» **What is expected**:
Can you write out the whole listing exactly?

» **Material provided**:
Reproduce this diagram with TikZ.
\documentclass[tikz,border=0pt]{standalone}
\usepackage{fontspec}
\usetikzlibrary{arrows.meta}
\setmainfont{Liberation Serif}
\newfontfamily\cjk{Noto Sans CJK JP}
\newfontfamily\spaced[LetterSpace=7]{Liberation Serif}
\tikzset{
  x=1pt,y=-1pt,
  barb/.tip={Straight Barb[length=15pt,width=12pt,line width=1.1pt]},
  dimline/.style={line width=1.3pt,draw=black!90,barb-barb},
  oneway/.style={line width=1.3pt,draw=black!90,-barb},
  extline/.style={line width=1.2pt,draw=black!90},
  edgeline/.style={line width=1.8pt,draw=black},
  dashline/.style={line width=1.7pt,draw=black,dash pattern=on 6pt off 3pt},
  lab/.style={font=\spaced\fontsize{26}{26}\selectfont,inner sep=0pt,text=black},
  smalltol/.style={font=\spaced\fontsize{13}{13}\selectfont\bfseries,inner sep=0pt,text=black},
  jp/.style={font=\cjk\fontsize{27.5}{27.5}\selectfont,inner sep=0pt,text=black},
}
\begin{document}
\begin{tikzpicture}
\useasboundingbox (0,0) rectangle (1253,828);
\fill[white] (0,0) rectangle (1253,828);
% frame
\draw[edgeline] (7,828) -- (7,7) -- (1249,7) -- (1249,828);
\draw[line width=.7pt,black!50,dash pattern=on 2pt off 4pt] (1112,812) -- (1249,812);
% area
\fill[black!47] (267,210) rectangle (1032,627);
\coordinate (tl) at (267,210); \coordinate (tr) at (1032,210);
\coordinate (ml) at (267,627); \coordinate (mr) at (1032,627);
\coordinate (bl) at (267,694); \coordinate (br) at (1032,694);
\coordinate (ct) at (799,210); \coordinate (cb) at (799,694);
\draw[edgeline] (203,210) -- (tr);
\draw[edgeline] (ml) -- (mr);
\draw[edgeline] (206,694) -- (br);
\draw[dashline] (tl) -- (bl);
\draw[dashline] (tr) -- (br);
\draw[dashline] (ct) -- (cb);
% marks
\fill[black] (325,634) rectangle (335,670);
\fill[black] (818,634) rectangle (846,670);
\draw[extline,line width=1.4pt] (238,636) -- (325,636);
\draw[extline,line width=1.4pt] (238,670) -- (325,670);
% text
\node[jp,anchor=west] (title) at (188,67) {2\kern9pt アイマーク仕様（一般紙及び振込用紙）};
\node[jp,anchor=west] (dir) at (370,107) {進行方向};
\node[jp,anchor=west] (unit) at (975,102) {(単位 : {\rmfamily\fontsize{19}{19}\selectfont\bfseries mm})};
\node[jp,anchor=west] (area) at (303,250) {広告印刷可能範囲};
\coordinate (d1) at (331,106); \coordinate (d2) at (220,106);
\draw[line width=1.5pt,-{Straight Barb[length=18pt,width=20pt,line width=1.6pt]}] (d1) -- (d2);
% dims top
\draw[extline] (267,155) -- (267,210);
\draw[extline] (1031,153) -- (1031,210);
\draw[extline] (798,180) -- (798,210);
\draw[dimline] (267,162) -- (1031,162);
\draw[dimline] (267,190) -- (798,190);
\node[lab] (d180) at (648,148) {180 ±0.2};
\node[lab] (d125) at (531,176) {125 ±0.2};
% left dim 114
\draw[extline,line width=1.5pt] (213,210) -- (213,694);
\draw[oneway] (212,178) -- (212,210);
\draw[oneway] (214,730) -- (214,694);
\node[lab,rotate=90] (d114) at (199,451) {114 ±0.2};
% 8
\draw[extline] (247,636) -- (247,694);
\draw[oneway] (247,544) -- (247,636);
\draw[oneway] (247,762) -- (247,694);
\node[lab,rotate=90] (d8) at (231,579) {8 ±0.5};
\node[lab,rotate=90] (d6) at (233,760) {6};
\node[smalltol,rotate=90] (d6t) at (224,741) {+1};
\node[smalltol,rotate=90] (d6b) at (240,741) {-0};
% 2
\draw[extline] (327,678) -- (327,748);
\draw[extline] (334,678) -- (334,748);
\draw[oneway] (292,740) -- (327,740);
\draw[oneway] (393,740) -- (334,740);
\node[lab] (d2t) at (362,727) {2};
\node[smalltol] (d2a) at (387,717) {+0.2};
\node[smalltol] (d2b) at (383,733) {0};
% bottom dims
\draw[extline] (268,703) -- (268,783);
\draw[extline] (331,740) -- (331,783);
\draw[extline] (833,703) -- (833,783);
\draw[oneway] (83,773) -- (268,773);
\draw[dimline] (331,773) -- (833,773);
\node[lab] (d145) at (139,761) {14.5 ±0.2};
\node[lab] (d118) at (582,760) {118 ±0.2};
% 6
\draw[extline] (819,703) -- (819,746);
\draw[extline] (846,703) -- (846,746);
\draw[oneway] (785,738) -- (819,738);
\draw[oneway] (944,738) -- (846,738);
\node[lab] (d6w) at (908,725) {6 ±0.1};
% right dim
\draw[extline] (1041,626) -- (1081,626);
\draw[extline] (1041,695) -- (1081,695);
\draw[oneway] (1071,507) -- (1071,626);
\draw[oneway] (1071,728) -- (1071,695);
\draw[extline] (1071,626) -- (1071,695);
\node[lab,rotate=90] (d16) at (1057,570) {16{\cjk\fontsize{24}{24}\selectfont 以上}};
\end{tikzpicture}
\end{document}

» **Solution**:
Reproduce this diagram with TikZ.
\documentclass[tikz,border=0pt]{standalone}
\usepackage{fontspec}
\usetikzlibrary{arrows.meta}
\setmainfont{Liberation Serif}
\newfontfamily\cjk{Noto Sans CJK JP}
\newfontfamily\spaced[LetterSpace=7]{Liberation Serif}
\tikzset{
  x=1pt,y=-1pt,
  barb/.tip={Straight Barb[length=15pt,width=12pt,line width=1.1pt]},
  dimline/.style={line width=1.3pt,draw=black!90,barb-barb},
  oneway/.style={line width=1.3pt,draw=black!90,-barb},
  extline/.style={line width=1.2pt,draw=black!90},
  edgeline/.style={line width=1.8pt,draw=black},
  dashline/.style={line width=1.7pt,draw=black,dash pattern=on 6pt off 3pt},
  lab/.style={font=\spaced\fontsize{26}{26}\selectfont,inner sep=0pt,text=black},
  smalltol/.style={font=\spaced\fontsize{13}{13}\selectfont\bfseries,inner sep=0pt,text=black},
  jp/.style={font=\cjk\fontsize{27.5}{27.5}\selectfont,inner sep=0pt,text=black},
}
\begin{document}
\begin{tikzpicture}
\useasboundingbox (0,0) rectangle (1253,828);
\fill[white] (0,0) rectangle (1253,828);
% frame
\draw[edgeline] (7,828) -- (7,7) -- (1249,7) -- (1249,828);
\draw[line width=.7pt,black!50,dash pattern=on 2pt off 4pt] (1112,812) -- (1249,812);
% area
\fill[black!47] (267,210) rectangle (1032,627);
\coordinate (tl) at (267,210); \coordinate (tr) at (1032,210);
\coordinate (ml) at (267,627); \coordinate (mr) at (1032,627);
\coordinate (bl) at (267,694); \coordinate (br) at (1032,694);
\coordinate (ct) at (799,210); \coordinate (cb) at (799,694);
\draw[edgeline] (203,210) -- (tr);
\draw[edgeline] (ml) -- (mr);
\draw[edgeline] (206,694) -- (br);
\draw[dashline] (tl) -- (bl);
\draw[dashline] (tr) -- (br);
\draw[dashline] (ct) -- (cb);
% marks
\fill[black] (325,634) rectangle (335,670);
\fill[black] (818,634) rectangle (846,670);
\draw[extline,line width=1.4pt] (238,636) -- (325,636);
\draw[extline,line width=1.4pt] (238,670) -- (325,670);
% text
\node[jp,anchor=west] (title) at (188,67) {2\kern9pt アイマーク仕様（一般紙及び振込用紙）};
\node[jp,anchor=west] (dir) at (370,107) {進行方向};
\node[jp,anchor=west] (unit) at (975,102) {(単位 : {\rmfamily\fontsize{19}{19}\selectfont\bfseries mm})};
\node[jp,anchor=west] (area) at (303,250) {広告印刷可能範囲};
\coordinate (d1) at (331,106); \coordinate (d2) at (220,106);
\draw[line width=1.5pt,-{Straight Barb[length=18pt,width=20pt,line width=1.6pt]}] (d1) -- (d2);
% dims top
\draw[extline] (267,155) -- (267,210);
\draw[extline] (1031,153) -- (1031,210);
\draw[extline] (798,180) -- (798,210);
\draw[dimline] (267,162) -- (1031,162);
\draw[dimline] (267,190) -- (798,190);
\node[lab] (d180) at (648,148) {180 ±0.2};
\node[lab] (d125) at (531,176) {125 ±0.2};
% left dim 114
\draw[extline,line width=1.5pt] (213,210) -- (213,694);
\draw[oneway] (212,178) -- (212,210);
\draw[oneway] (214,730) -- (214,694);
\node[lab,rotate=90] (d114) at (199,451) {114 ±0.2};
% 8
\draw[extline] (247,636) -- (247,694);
\draw[oneway] (247,544) -- (247,636);
\draw[oneway] (247,762) -- (247,694);
\node[lab,rotate=90] (d8) at (231,579) {8 ±0.5};
\node[lab,rotate=90] (d6) at (233,760) {6};
\node[smalltol,rotate=90] (d6t) at (224,741) {+1};
\node[smalltol,rotate=90] (d6b) at (240,741) {-0};
% 2
\draw[extline] (327,678) -- (327,748);
\draw[extline] (334,678) -- (334,748);
\draw[oneway] (292,740) -- (327,740);
\draw[oneway] (393,740) -- (334,740);
\node[lab] (d2t) at (362,727) {2};
\node[smalltol] (d2a) at (387,717) {+0.2};
\node[smalltol] (d2b) at (383,733) {0};
% bottom dims
\draw[extline] (268,703) -- (268,783);
\draw[extline] (331,740) -- (331,783);
\draw[extline] (833,703) -- (833,783);
\draw[oneway] (83,773) -- (268,773);
\draw[dimline] (331,773) -- (833,773);
\node[lab] (d145) at (139,761) {14.5 ±0.2};
\node[lab] (d118) at (582,760) {118 ±0.2};
% 6
\draw[extline] (819,703) -- (819,746);
\draw[extline] (846,703) -- (846,746);
\draw[oneway] (785,738) -- (819,738);
\draw[oneway] (944,738) -- (846,738);
\node[lab] (d6w) at (908,725) {6 ±0.1};
% right dim
\draw[extline] (1041,626) -- (1081,626);
\draw[extline] (1041,695) -- (1081,695);
\draw[oneway] (1071,507) -- (1071,626);
\draw[oneway] (1071,728) -- (1071,695);
\draw[extline] (1071,626) -- (1071,695);
\node[lab,rotate=90] (d16) at (1057,570) {16{\cjk\fontsize{24}{24}\selectfont 以上}};
\end{tikzpicture}
\end{document}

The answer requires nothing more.